Shift left on checks
Run smoke synthetics in staging and again on canary slices before full rollout. Include contract tests for downstream APIs, rate limits, and auth flows so surprises don't reach customers.
Block deploys when SLO burn is already high or key monitors are flapping. A simple budget gate prevents pushing risk onto an unhealthy system.
Record the deploy ID in Watch.Dog so alerts and traces show which build is live where.
Automate rollbacks
Trigger rollback on failing health checks within minutes, not after a human debate. Health signals should include synthetic journeys, not just CPU and 200-counts.
Make rollback commands part of runbooks and pipeline steps so anyone on-call can execute safely. Store them alongside feature flag toggles as a first responder kit.
Verify rollback success with a second round of synthetics and customer journey checks before reopening traffic.
Pipeline safeguards
- Canary stages
- Automatic rollback hooks tied to customer SLIs
- Feature flag kill switches with audit trails
Keep stakeholders aware
Notify status page owners when risky deploys begin so comms stay ahead of customers. Pre-draft messaging for known-risk releases and keep it ready in Slack.

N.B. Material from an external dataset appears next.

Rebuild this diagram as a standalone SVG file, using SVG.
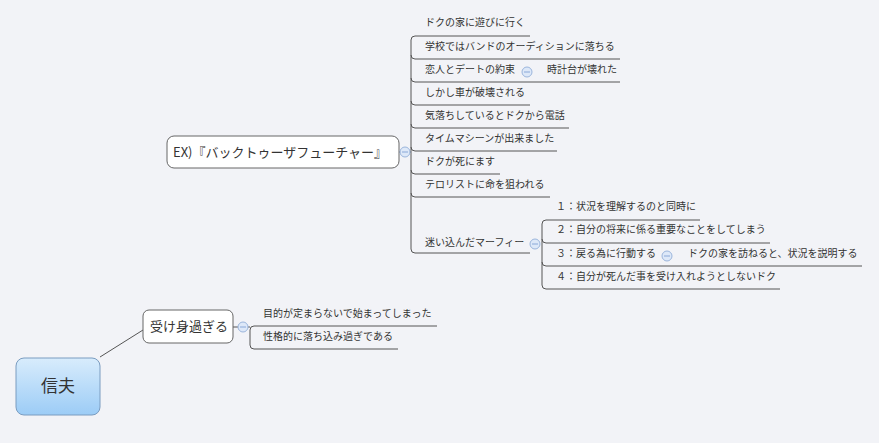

Log deploy IDs in incidents to speed triage and postmortems. If a rollback happens, annotate the status page and dashboards with the exact build that was reverted.
Review deploy health weekly: which safeguards fired, which were noisy, and where you need more coverage.
Measure and tune
Track rollback frequency, canary failure rates, and time-to-detect after each deployment. Use those metrics to tune thresholds and decide when to invest in more synthetic coverage.
Give teams a dry-run mode so they can rehearse rollbacks and feature flag kills outside of incidents.